Hackers might not have to burrow through your trash bins, pay off a disgruntled
employee or even deploy some elaborate cracking program to gain access
to your network. Clues and hints that could give them all the information
they need may be just waiting to be discovered right on your organization’s
website. At least that’s what a story claimed that recently ran
on CNet’s Asian news service entitled Careless Web Site Content
Can Place Your Company At Risk. (http://asia.cnet.com/itmanager/project/0,39006404,39169712,00.htm)
According to the story, written by Debra Young of TechRepublic,
seemingly innocuous fragments of information might hold the keys to bypassing
any elaborate wall of IT security an organization has built.
Experts quoted
in the story offer a number of suggestions on policing up the loopholes
that might allow hackers access to your network.
Complete
employee names on e-mail addresses can be used by hackers to guess network
user names. Use Web forms, experts suggest rather than giving the general
public access to your full staff’s internal e-mail address list.
Avoid
URLs that might tip off outsiders as to the architecture of your system.

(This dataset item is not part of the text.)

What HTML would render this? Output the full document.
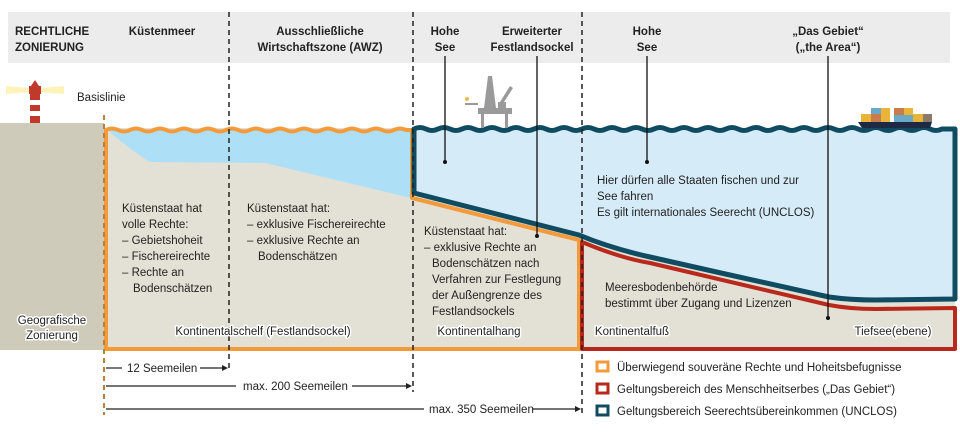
<!DOCTYPE html>
<html><head><meta charset="utf-8"><style>
html,body{margin:0;padding:0;background:#fff}
svg{display:block}
text{font-family:"Liberation Sans",sans-serif;font-size:11.5px;fill:#222}
.b{font-weight:bold}
.h{stroke:#fff;stroke-width:3;paint-order:stroke;stroke-linejoin:round}
</style></head><body>
<svg width="960" height="432" viewBox="0 0 960 432" xmlns="http://www.w3.org/2000/svg">
<!-- header -->
<rect x="8" y="12" width="942" height="51" fill="#ececec"/>
<text class="b" x="15" y="35">RECHTLICHE</text>
<text class="b" x="15" y="51">ZONIERUNG</text>
<text class="b" x="162" y="35" text-anchor="middle">Küstenmeer</text>
<text class="b" x="320" y="35" text-anchor="middle">Ausschließliche</text>
<text class="b" x="320" y="51" text-anchor="middle">Wirtschaftszone (AWZ)</text>
<text class="b" x="445" y="35" text-anchor="middle">Hohe</text>
<text class="b" x="445" y="51" text-anchor="middle">See</text>
<text class="b" x="532" y="35" text-anchor="middle">Erweiterter</text>
<text class="b" x="532" y="51" text-anchor="middle">Festlandsockel</text>
<text class="b" x="647" y="35" text-anchor="middle">Hohe</text>
<text class="b" x="647" y="51" text-anchor="middle">See</text>
<text class="b" x="828" y="35" text-anchor="middle">„Das Gebiet“</text>
<text class="b" x="828" y="51" text-anchor="middle">(„the Area“)</text>

<!-- land -->
<rect x="0" y="123" width="104" height="227" fill="#cfcbbb"/>
<!-- lighthouse -->
<polygon points="6,86 30,88 30,92 6,94" fill="#fdf3b8"/>
<polygon points="64,86 40,88 40,92 64,94" fill="#fdf3b8"/>
<rect x="29" y="86" width="12" height="8" fill="#c0392b"/>
<polygon points="31,86 35,80 39,86" fill="#c0392b"/>
<rect x="30" y="94" width="10" height="29" fill="#c0392b"/>
<rect x="30" y="100" width="10" height="5" fill="#fff"/>
<rect x="30" y="111" width="10" height="5" fill="#fff"/>
<text x="77" y="101">Basislinie</text>

<!-- beige seabed area -->
<rect x="106" y="128" width="849" height="222" fill="#e3e0d5"/>
<!-- shallow water -->
<path d="M108,130 L411,130 L411,198 L265,163 L150,162 Q130,150 110,132 Z" fill="#ade0f7"/>
<!-- deep water -->
<path d="M414,130 L955,130 L955,299 L875,300 L829,297 L721,273 L650,257 L579,235 L414,193 Z" fill="#d6ebf8"/>

<!-- orange outline -->
<path d="M106,130 Q112,127 118,130 T130,130 T142,130 T154,130 T166,130 T178,130 T190,130 T202,130 T214,130 T226,130 T238,130 T250,130 T262,130 T274,130 T286,130 T298,130 T310,130 T322,130 T334,130 T346,130 T358,130 T370,130 T382,130 T394,130 T406,130 L412,130 L412,198 L579,240 L579,349 L106,349 Z" fill="none" stroke="#f39a3b" stroke-width="4" stroke-linejoin="round"/>
<!-- red outline -->
<path d="M582,242 Q620,258 650,263 L829,305 Q850,309 875,309 L955,308 L955,349 L582,349 Z" fill="none" stroke="#b8291c" stroke-width="4" stroke-linejoin="round"/>
<!-- teal outline -->
<path d="M414,129 Q420,126 426,129 T438,129 T450,129 T462,129 T474,129 T486,129 T498,129 T510,129 T522,129 T534,129 T546,129 T558,129 T570,129 T582,129 T594,129 T606,129 T618,129 T630,129 T642,129 T654,129 T666,129 T678,129 T690,129 T702,129 T714,129 T726,129 T738,129 T750,129 T762,129 T774,129 T786,129 T798,129 T810,129 T822,129 T834,129 T846,129 T858,129 T870,129 T882,129 T894,129 T906,129 T918,129 T930,129 T942,129 L955,129 L955,299 L875,300 Q850,300 829,297 L721,273 L650,257 Q610,248 579,235 L414,193 Z" fill="none" stroke="#0f4c62" stroke-width="5" stroke-linejoin="round"/>

<!-- rig -->
<g fill="#9a9a9a">
<rect x="478" y="108" width="34" height="6"/>
<rect x="481" y="114" width="3" height="14"/><rect x="505" y="114" width="3" height="14"/>
<polygon points="484,108 488,76 492,76 496,108"/>
<rect x="498" y="102" width="8" height="6"/>
<polygon points="500,102 510,86 513,88 504,102"/>
<circle cx="467" cy="99" r="2" fill="#f2b84b"/>
<rect x="465" y="103" width="13" height="2"/>
</g>
<!-- ship -->
<path d="M858,122 L932,122 L930,128 L862,128 Z" fill="#1c2a44"/>
<g>
<rect x="861" y="114" width="10" height="8" fill="#e8b43a"/><rect x="871" y="114" width="10" height="8" fill="#c87b4b"/>
<rect x="871" y="108" width="10" height="6" fill="#6aa9c8"/><rect x="881" y="108" width="9" height="14" fill="#e8b43a"/>
<rect x="894" y="108" width="10" height="7" fill="#c87b4b"/><rect x="904" y="108" width="9" height="7" fill="#e8b43a"/>
<rect x="894" y="115" width="19" height="7" fill="#6aa9c8"/><rect x="913" y="114" width="10" height="8" fill="#e8b43a"/>
<rect x="923" y="114" width="9" height="8" fill="#8a7a6a"/>
</g>

<!-- dashed lines -->
<line x1="104" y1="115" x2="104" y2="415" stroke="#b5823e" stroke-width="2" stroke-dasharray="5,4"/>
<line x1="229" y1="12" x2="229" y2="372" stroke="#222" stroke-width="1.5" stroke-dasharray="5,4"/>
<line x1="413" y1="12" x2="413" y2="392" stroke="#222" stroke-width="1.5" stroke-dasharray="5,4"/>
<line x1="582" y1="12" x2="582" y2="415" stroke="#222" stroke-width="1.5" stroke-dasharray="5,4"/>

<!-- leader lines -->
<g stroke="#111" stroke-width="1.3">
<line x1="445" y1="56" x2="445" y2="162"/><line x1="537" y1="56" x2="537" y2="236"/>
<line x1="647" y1="56" x2="647" y2="162"/><line x1="828" y1="56" x2="828" y2="318"/>
</g>
<g fill="#111"><circle cx="445" cy="162" r="2"/><circle cx="537" cy="236" r="2"/><circle cx="647" cy="162" r="2"/><circle cx="828" cy="318" r="2"/></g>

<!-- body texts -->
<text x="122" y="212">Küstenstaat hat</text>
<text x="122" y="228">volle Rechte:</text>
<text x="122" y="244">– Gebietshoheit</text>
<text x="122" y="260">– Fischereirechte</text>
<text x="122" y="276">– Rechte an</text>
<text x="133" y="292">Bodenschätzen</text>
<text x="247" y="212">Küstenstaat hat:</text>
<text x="247" y="228">– exklusive Fischereirechte</text>
<text x="247" y="244">– exklusive Rechte an</text>
<text x="258" y="260">Bodenschätzen</text>
<text x="424" y="235">Küstenstaat hat:</text>
<text x="424" y="251">– exklusive Rechte an</text>
<text x="432" y="267">Bodenschätzen nach</text>
<text x="432" y="283">Verfahren zur Festlegung</text>
<text x="432" y="299">der Außengrenze des</text>
<text x="432" y="315">Festlandsockels</text>
<text x="597" y="184">Hier dürfen alle Staaten fischen und zur</text>
<text x="597" y="200">See fahren</text>
<text x="597" y="216">Es gilt internationales Seerecht (UNCLOS)</text>
<text x="605" y="291">Meeresbodenbehörde</text>
<text x="605" y="307">bestimmt über Zugang und Lizenzen</text>

<text class="h" x="52" y="324" text-anchor="middle">Geografische</text>
<text class="h" x="52" y="339" text-anchor="middle">Zonierung</text>
<text class="h" x="263" y="335" text-anchor="middle">Kontinentalschelf (Festlandsockel)</text>
<text class="h" x="479" y="335" text-anchor="middle">Kontinentalhang</text>
<text class="h" x="632" y="335" text-anchor="middle">Kontinentalfuß</text>
<text class="h" x="893" y="335" text-anchor="middle">Tiefsee(ebene)</text>

<!-- distance arrows -->
<g stroke="#222" stroke-width="1.2">
<line x1="106" y1="368" x2="122" y2="368"/><line x1="200" y1="368" x2="224" y2="368"/>
<line x1="106" y1="386" x2="236" y2="386"/><line x1="352" y1="386" x2="408" y2="386"/>
<line x1="106" y1="409" x2="424" y2="409"/><line x1="532" y1="409" x2="577" y2="409"/>
</g>
<g fill="#222">
<polygon points="228,368 222,365 222,371"/><polygon points="412,386 406,383 406,389"/><polygon points="581,409 575,406 575,412"/>
</g>
<text x="127" y="372">12 Seemeilen</text>
<text x="243" y="390">max. 200 Seemeilen</text>
<text x="429" y="413">max. 350 Seemeilen</text>

<!-- legend -->
<rect x="597" y="362" width="11" height="9" fill="#fff" stroke="#f39a3b" stroke-width="3"/>
<rect x="597" y="384" width="11" height="9" fill="#fff" stroke="#b8291c" stroke-width="3"/>
<rect x="597" y="406" width="11" height="9" fill="#fff" stroke="#0f4c62" stroke-width="3"/>
<text x="617" y="371">Überwiegend souveräne Rechte und Hoheitsbefugnisse</text>
<text x="617" y="393">Geltungsbereich des Menschheitserbes („Das Gebiet“)</text>
<text x="617" y="415">Geltungsbereich Seerechtsübereinkommen (UNCLOS)</text>
</svg>
</body></html>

For example, experts in the story describe how older version of Sun servers
generate URLs featuring references to the internal site directory. This
can enable hackers to determine how to bypass security for that particular
system.
Any
browser can call up the source code of any Web page. Often, developers
neglect to purge the source code of information that might let a hacker
see how your network is organized.
“Don’t throw information up on the Web
site without giving it serious scrutiny as to how it can be used,”
says the author. “If your in-house IT team doesn’t have the
security expertise to protect you, engage a third party that does.”